I did find a dead female goblin who rose to power in a religious group who had a husband and an only son, but that seemed too-little-too-late. In my exploration of regions, there were no records of births or marriages. It seems as though the systems privilege new figure-place encounters and antagonistic figure-figure encounters and their results. I found one story of a region being razed, but then that did not seem to impact the actors settling back in it immediately after. I found no stories of allegiances being made. Even the female goblin did not have “stories” about her marriage and her son. They were listed at the end of her biography as “related,” just like her religious society.
The exploration of the legends was really interesting, but since it was all centered on a world in which my dwarves don’t actually live, I’m still left with the issue that there’s just nowhere I want them to go.
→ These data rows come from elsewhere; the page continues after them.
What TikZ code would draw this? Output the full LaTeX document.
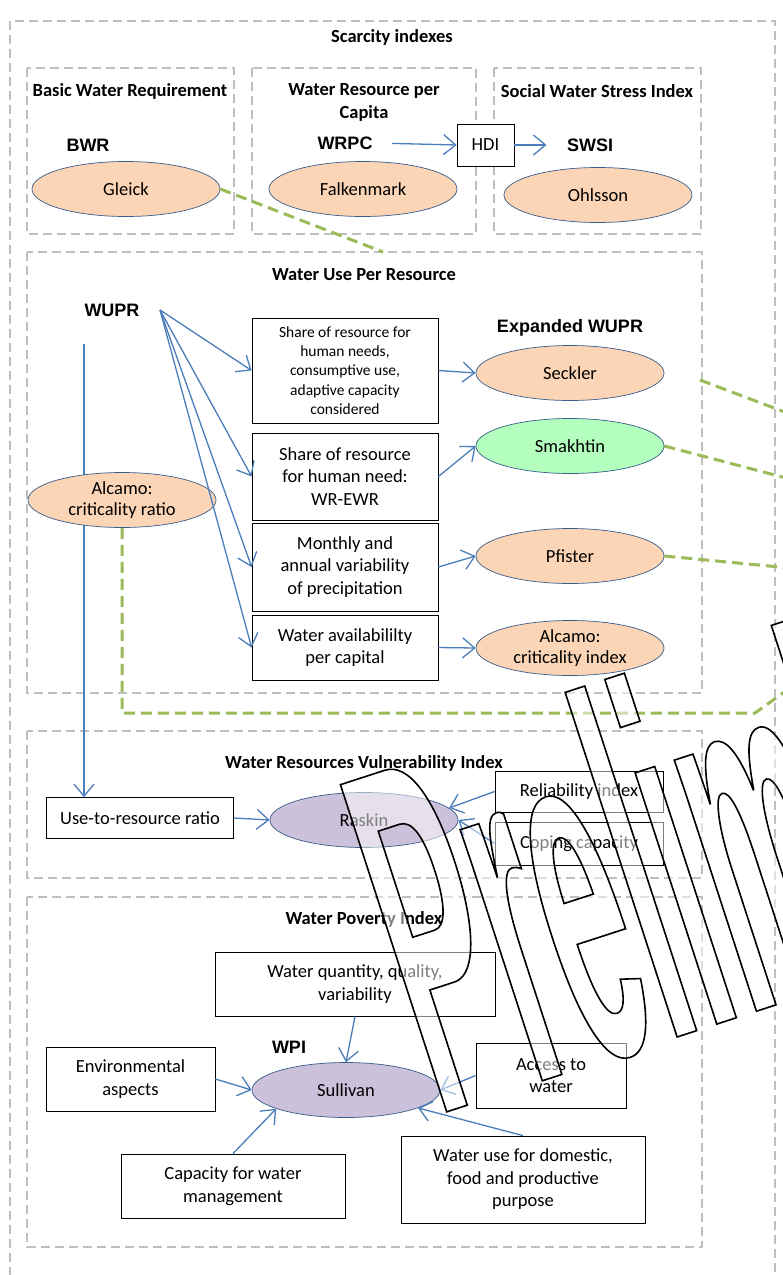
\documentclass[tikz,border=0pt]{standalone}
\usepackage{fontspec}
\setmainfont{Carlito}
\newfontfamily\arialfont{Liberation Sans}
\newfontfamily\wmfont[FakeStretch=0.3]{Liberation Sans}
\usetikzlibrary{arrows.meta,shapes.geometric}
\definecolor{arrowblue}{HTML}{4A7EBB}
\definecolor{ellblue}{HTML}{385D8A}
\definecolor{regiongray}{HTML}{BFBFBF}
\definecolor{dgreen}{HTML}{9BBB59}
\definecolor{orangefill}{HTML}{FBD5B5}
\definecolor{greenfill}{HTML}{B3FFBE}
\definecolor{purplefill}{HTML}{CCC1DA}
\pgfdeclarelayer{bg}
\pgfsetlayers{bg,main}
\begin{document}
\begin{tikzpicture}[x=1pt,y=-1pt,
  region/.style={draw=regiongray, line width=2.6pt, dash pattern=on 9pt off 5pt},
  gline/.style={draw=dgreen, line width=3pt, dash pattern=on 11pt off 6pt},
  arr/.style={draw=arrowblue, line width=1.3pt, -{Straight Barb[length=12pt,width=20pt]}},
  tbox/.style={draw=black, line width=0.8pt, fill=white, align=center, inner sep=1pt, font=\fontsize{18.5}{22.5}\selectfont},
  ell/.style={ellipse, draw=ellblue, line width=0.7pt, minimum width=188pt, minimum height=55pt, inner sep=0pt, align=center, font=\fontsize{18.5}{21}\selectfont},
  ttl/.style={font=\bfseries\fontsize{18.5}{23}\selectfont, align=center},
  lbl/.style={font=\arialfont\bfseries\fontsize{18}{20}\selectfont},
]
\useasboundingbox (0,0) rectangle (783,1275);

% ---------- Scarcity indexes ----------
\node[ttl] (tScar) at (392,37) {Scarcity indexes};
\node[ttl] (tBWR) at (130,91) {Basic Water Requirement};
\node[ttl] (tWRPC) at (364,102.5) {Water Resource per\\Capita};
\node[ttl] (tSWSI) at (597,91) {Social Water Stress Index};
\node[lbl] (bwr) at (88,145) {BWR};
\node[lbl] (wrpc) at (345,143) {WRPC};
\node[lbl] (swsi) at (590,145) {SWSI};
\node[tbox, minimum width=57pt, minimum height=42pt] (hdi) at (485.5,145) {HDI};
\node[ell, fill=orangefill] (gleick) at (126,189) {Gleick};
\node[ell, fill=orangefill] (falk) at (363,189) {Falkenmark};
\node[ell, fill=orangefill] (ohl) at (598,195) {Ohlsson};
\draw[arr, shorten <=16pt] (wrpc.east) -- (hdi.west);
\draw[arr, shorten >=17pt] (hdi.east) -- (swsi.west);

% ---------- Water Use Per Resource ----------
\node[ttl] (tWUPR) at (364,275) {Water Use Per Resource};
\node[lbl] (wupr) at (112,310) {WUPR};
\node[lbl] (ewupr) at (570,328) {Expanded WUPR};
\node[tbox, minimum width=186pt, minimum height=105pt, font=\fontsize{15.5}{19.3}\selectfont] (b1) at (345,370.5) {Share of resource for\\human needs,\\consumptive use,\\adaptive capacity\\considered};
\node[tbox, minimum width=186pt, minimum height=87pt] (b2) at (345,476.5) {Share of resource\\for human need:\\WR-EWR};
\node[tbox, minimum width=186pt, minimum height=88pt] (b3) at (345,567) {Monthly and\\annual variability\\of precipitation};
\node[tbox, minimum width=186pt, minimum height=65pt] (b4) at (345,647.5) {Water availabililty\\per capital};
\node[ell, fill=orangefill] (seck) at (570,373) {Seckler};
\node[ell, fill=greenfill] (smak) at (570,446) {Smakhtin};
\node[ell, fill=orangefill] (pfis) at (570,556) {Pfister};
\node[ell, fill=orangefill] (alci) at (570,648) {Alcamo:\\criticality index};
\node[ell, fill=orangefill] (alcr) at (122,500) {Alcamo:\\criticality ratio};
\coordinate (wsrc) at (160,310);
\draw[arr] (wsrc) -- (b1.west);
\draw[arr] (wsrc) -- (b2.west);
\draw[arr] (wsrc) -- (b3.west);
\draw[arr] (wsrc) -- (b4.west);
\draw[arr] (b1.east) -- (seck.west);
\draw[arr] (b2.east) -- (smak.west);
\draw[arr] (b3.east) -- (pfis.west);
\draw[arr] (b4.east) -- (alci.west);

% ---------- Water Resources Vulnerability Index ----------
\node[ttl] (tWRVI) at (364,763) {Water Resources Vulnerability Index};
\node[tbox, minimum width=187pt, minimum height=41pt] (utr) at (140,818) {Use-to-resource ratio};
\node[ell, fill=purplefill] (rask) at (364,820) {Raskin};
\node[tbox, minimum width=168pt, minimum height=41pt] (rel) at (579,791.5) {Reliability index};
\node[tbox, minimum width=168pt, minimum height=43pt] (cop) at (579,843.5) {Coping capacity};
\draw[arr] (utr.east) -- (rask.west);
\draw[arr] (rel.west) -- (rask.8);
\draw[arr] (cop.west) -- (rask.east);

% ---------- Water Poverty Index ----------
\node[ttl] (tWPI) at (364,919) {Water Poverty Index};
\node[tbox, minimum width=280pt, minimum height=64pt] (wq) at (355,984) {Water quantity, quality,\\variability};
\node[lbl] (wpi) at (289,1047) {WPI};
\node[tbox, minimum width=169pt, minimum height=64pt] (env) at (130.5,1079) {Environmental\\aspects};
\node[ell, fill=purplefill] (sull) at (346,1090) {Sullivan};
\node[tbox, minimum width=150pt, minimum height=65pt] (acc) at (551,1075.5) {Access to\\water};
\node[tbox, minimum width=224pt, minimum height=64pt] (cap) at (233,1186) {Capacity for water\\management};
\node[tbox, minimum width=244pt, minimum height=87pt] (wu) at (523,1179.5) {Water use for domestic,\\food and productive\\purpose};
\draw[arr] (wq.south) -- (sull.north);
\draw[arr] (env.east) -- (sull.west);
\draw[arr] (acc.west) -- (sull.east);
\draw[arr] (cap.north) -- (sull.195);
\draw[arr] (wu.north) -- (sull.346);

% ---------- background: regions and dashed links ----------
\coordinate (vtop) at (84,344);
\coordinate (g1) at (383,252);
\coordinate (g2a) at (700,380);
\coordinate (g2b) at (790,414);
\coordinate (g3) at (790,479);
\coordinate (g4) at (790,568);
\coordinate (g5) at (755,713);
\coordinate (g6) at (790,688);
\begin{pgfonlayer}{bg}
\fill[white] (0,0) rectangle (783,1275);
\draw[region] (10,21) rectangle (775,1300);
\draw[region] (27,68) rectangle (234,234);
\draw[region] (252,68) rectangle (476,234);
\draw[region] (494,68) rectangle (701,234);
\draw[region] (27,252) rectangle (702,693);
\draw[region] (27,731) rectangle (702,878);
\draw[region] (27,897) rectangle (702,1247);
\draw[gline] (gleick.east) -- (g1);
\draw[gline] (g2a) -- (g2b);
\draw[gline] (smak.east) -- (g3);
\draw[gline] (pfis.east) -- (g4);
\draw[gline] (alcr.south) -- (alcr.south |- g5) -- (g5) -- (g6);
\draw[arr] (vtop) -- (vtop |- utr.north);
\end{pgfonlayer}

% ---------- watermark ----------
\begin{scope}[fill opacity=0.5]
\node[anchor=base west, inner sep=0pt, rotate=18, font=\wmfont\bfseries\fontsize{500}{500}\selectfont] (wm) at (437,1115) {\special{pdf:literal direct 1 1 1 rg 0 0 0 RG 2 Tr 1.6 w}Preliminary\special{pdf:literal direct 0 Tr}};
\end{scope}
\end{tikzpicture}
\end{document}
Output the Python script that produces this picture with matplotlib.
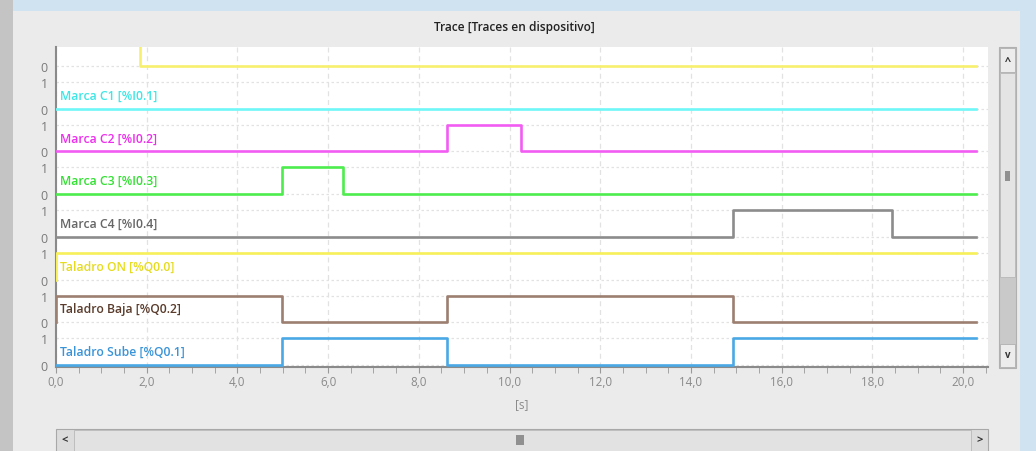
import matplotlib
matplotlib.use("Agg")
import matplotlib.pyplot as plt
from matplotlib.patches import Rectangle
from matplotlib.ticker import MultipleLocator, FuncFormatter

plt.rcParams['font.family'] = ['Open Sans', 'DejaVu Sans']

# signals, top lane first: (label, change times [s], values, line colour, label colour)
t_end = 20.29
names = ["", "Marca C1 [%I0.1]", "Marca C2 [%I0.2]", "Marca C3 [%I0.3]",
         "Marca C4 [%I0.4]", "Taladro ON [%Q0.0]", "Taladro Baja [%Q0.2]",
         "Taladro Sube [%Q0.1]"]
times = [
    [0.0, 1.85, t_end],
    [0.0, t_end],
    [0.0, 8.63, 10.25, t_end],
    [0.0, 4.99, 6.33, t_end],
    [0.0, 14.93, 18.44, t_end],
    [0.0, 0.0, t_end],
    [0.0, 0.0, 4.99, 8.63, 14.93, t_end],
    [0.0, 4.99, 8.63, 14.93, t_end],
]
values = [
    [1, 0, 0],
    [0, 0],
    [0, 1, 0, 0],
    [0, 1, 0, 0],
    [0, 1, 0, 0],
    [0, 1, 1],
    [0, 1, 0, 1, 0, 0],
    [0, 1, 0, 1, 1],
]
line_colors = ["#f7f06e", "#6ff7f7", "#f25cf2", "#4ded4d", "#8c8c8c",
               "#f7f05a", "#9c7f70", "#4aa8e6"]
text_colors = ["#e0d820", "#3ee6e6", "#ee2eee", "#33e033", "#666666",
               "#e6dc1e", "#5a3c2c", "#3a94d8"]
x_ticks = [0, 2, 4, 6, 8, 10, 12, 14, 16, 18, 20]

W, H = 1036, 452
fig = plt.figure(figsize=(W / 100, H / 100), dpi=100)
fig.patch.set_facecolor("#ebebeb")


def px_rect(x0, y0, x1, y1, **kw):
    # rectangle in pixel coords (origin top-left)
    fig.patches.append(Rectangle((x0 / W, 1 - y1 / H), (x1 - x0) / W, (y1 - y0) / H,
                                 transform=fig.transFigure, figure=fig, **kw))


# screenshot surroundings
px_rect(0, 0, W, 12, facecolor="#cfe3f1", edgecolor="none")
px_rect(1020, 0, W, H, facecolor="#cfe3f1", edgecolor="none")
px_rect(0, 0, 13, H, facecolor="#c4c4c4", edgecolor="none")

fig.text(514 / W, 1 - 28 / H, "Trace [Traces en dispositivo]", ha="center", va="center",
         fontsize=8.6, fontweight="semibold", color="#222222")

ax = fig.add_axes([56 / W, 1 - 368 / H, (988 - 56) / W, (368 - 48) / H])
ax.set_facecolor("white")

lane = 1.6
yt, yl = [], []
for k in range(len(names)):
    base = -k * lane
    ax.step(times[k], [base + v for v in values[k]], where="post",
            color=line_colors[k], lw=1.9, zorder=3)
    for v in (0, 1):
        ax.axhline(base + v, color="#e2e2e2", lw=0.9, ls=(0, (2, 2)), zorder=1)
        if k > 0 or v == 0:
            yt.append(base + v)
            yl.append(str(v))
    if names[k]:
        ax.text(0.09, base + 0.5, names[k], color=text_colors[k], fontsize=8.8,
                fontweight="semibold", va="center", ha="left", zorder=4)

ax.set_yticks(yt)
ax.set_yticklabels(yl)
ax.set_xticks(x_ticks)
ax.set_xlim(0, 20.55)
ax.set_ylim(-7 * lane - 0.075, 0.71)
ax.xaxis.set_major_formatter(FuncFormatter(lambda v, p: f"{v:.1f}".replace(".", ",")))
ax.xaxis.set_minor_locator(MultipleLocator(0.5))
ax.grid(axis="x", color="#e2e2e2", lw=0.9, ls=(0, (4, 3)), zorder=0)
ax.tick_params(axis="x", which="both", length=4, color="#999999", labelcolor="#8a8a8a",
               labelsize=8.4, pad=2)
ax.tick_params(axis="y", length=0, labelcolor="#7a7a7a", labelsize=9, pad=6)
for s in ("top", "right"):
    ax.spines[s].set_visible(False)
ax.spines["left"].set_color("#8a8a8a")
ax.spines["bottom"].set_color("#8a8a8a")
ax.spines["left"].set_linewidth(1.5)
ax.spines["bottom"].set_linewidth(1.5)
ax.set_xlabel("[s]", color="#8a8a8a", fontsize=8.4, labelpad=6)

# vertical scrollbar
px_rect(999, 48, 1016, 369, facecolor="#c9c9c9", edgecolor="#b0b0b0", lw=0.8)
px_rect(1000, 74, 1015, 278, facecolor="#e4e4e4", edgecolor="#b8b8b8", lw=0.6)
px_rect(1000, 49, 1015, 73, facecolor="#ececec", edgecolor="#b0b0b0", lw=0.6)
px_rect(1000, 345, 1015, 368, facecolor="#ececec", edgecolor="#b0b0b0", lw=0.6)
px_rect(1005, 172, 1010, 182, facecolor="#909090", edgecolor="none")
fig.text(1007.5 / W, 1 - 62 / H, "^", ha="center", va="center", fontsize=8,
         color="#333333", fontweight="bold")
fig.text(1007.5 / W, 1 - 356 / H, "v", ha="center", va="center", fontsize=7,
         color="#333333", fontweight="bold")

# horizontal scrollbar
px_rect(56, 430, 988, 455, facecolor="#dcdcdc", edgecolor="#a8a8a8", lw=0.8)
px_rect(74, 431, 971, 455, facecolor="#e2e2e2", edgecolor="#b8b8b8", lw=0.6)
px_rect(516, 436, 524, 446, facecolor="#909090", edgecolor="none")
fig.text(65 / W, 1 - 441 / H, "<", ha="center", va="center", fontsize=8,
         color="#333333", fontweight="bold")
fig.text(980 / W, 1 - 441 / H, ">", ha="center", va="center", fontsize=8,
         color="#333333", fontweight="bold")

fig.savefig("out.png", dpi=100, facecolor=fig.get_facecolor())
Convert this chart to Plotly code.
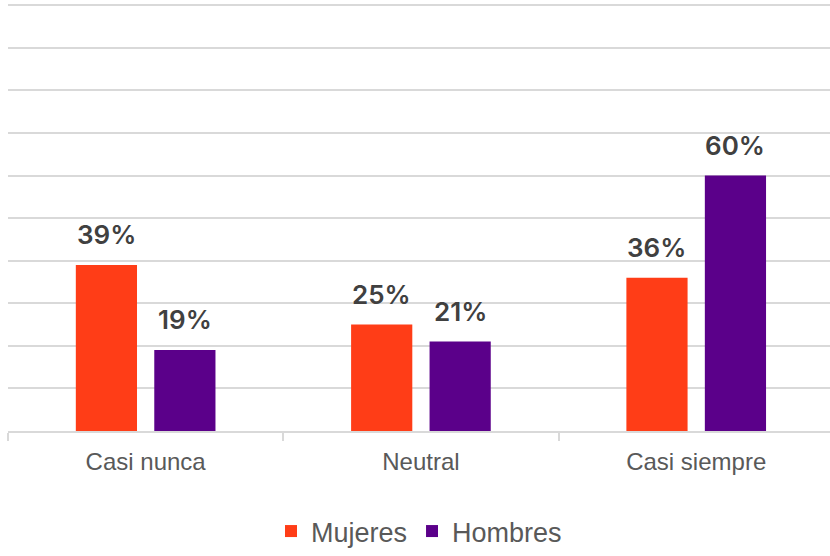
import plotly.graph_objects as go

categories = ["Casi nunca", "Neutral", "Casi siempre"]
mujeres = [39, 25, 36]
hombres = [19, 21, 60]
series_names = ["Mujeres", "Hombres"]
colors = ["#FF3D17", "#5B008A"]

BARGAP = 0.43
BARGROUPGAP = 0.22

fig = go.Figure()
for name, vals, col in zip(series_names, [mujeres, hombres], colors):
    fig.add_trace(go.Bar(
        x=categories, y=vals, name=name, marker_color=col,
        marker_line_width=0,
    ))

# value labels above each bar, centred on each bar's slot
slot = (1 - BARGAP) / 2
offsets = [-slot / 2, slot / 2]
for vals, off in zip([mujeres, hombres], offsets):
    for i, v in enumerate(vals):
        fig.add_annotation(
            x=i + off, y=v, xref="x", yref="y", text=f"{v}%",
            showarrow=False, yanchor="bottom", yshift=13,
            font=dict(family="Inter", size=26, color="#404040", weight=600),
        )

fig.update_layout(
    width=830, height=556,
    margin=dict(l=8, r=0, t=4, b=125, autoexpand=False),
    paper_bgcolor="white", plot_bgcolor="white",
    barmode="group", bargap=BARGAP, bargroupgap=BARGROUPGAP,
    showlegend=True,
    legend=dict(orientation="h", x=0.5, xanchor="center", xref="paper",
                y=15, yanchor="middle", yref="container",
                font=dict(family="Liberation Sans", size=27, color="#595959"),
                itemwidth=30, traceorder="normal"),
)
fig.update_xaxes(
    showline=True, linecolor="#D9D9D9", linewidth=1.5,
    ticks="outside", tickson="boundaries", ticklen=8, tickcolor="#D9D9D9", tickwidth=1.5,
    tickfont=dict(family="Liberation Sans", size=24, color="#595959"),
    ticklabelstandoff=8,
    showgrid=False, range=[-0.5, 2.486],
)
fig.update_yaxes(
    range=[0, 100.3], tickvals=list(range(10, 101, 10)), showticklabels=False,
    showgrid=True, gridcolor="#D9D9D9", gridwidth=1.5, zeroline=False,
)

fig.write_html("out.html")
There’s too much black sand and silty clay in their environment and too much sand in my sandbox. I guess I’ll try and settle my very old world for next week and see if I can get the new dwarves to set up a cult around the Lionshell roc in the Spike of Constructs.












Now that I’ve read the readings, it seems silly that I even mentioned Legends and Tale Spin when one of the assigned readings did so. Whoops. I thought I was contributing something that others hadn’t explored.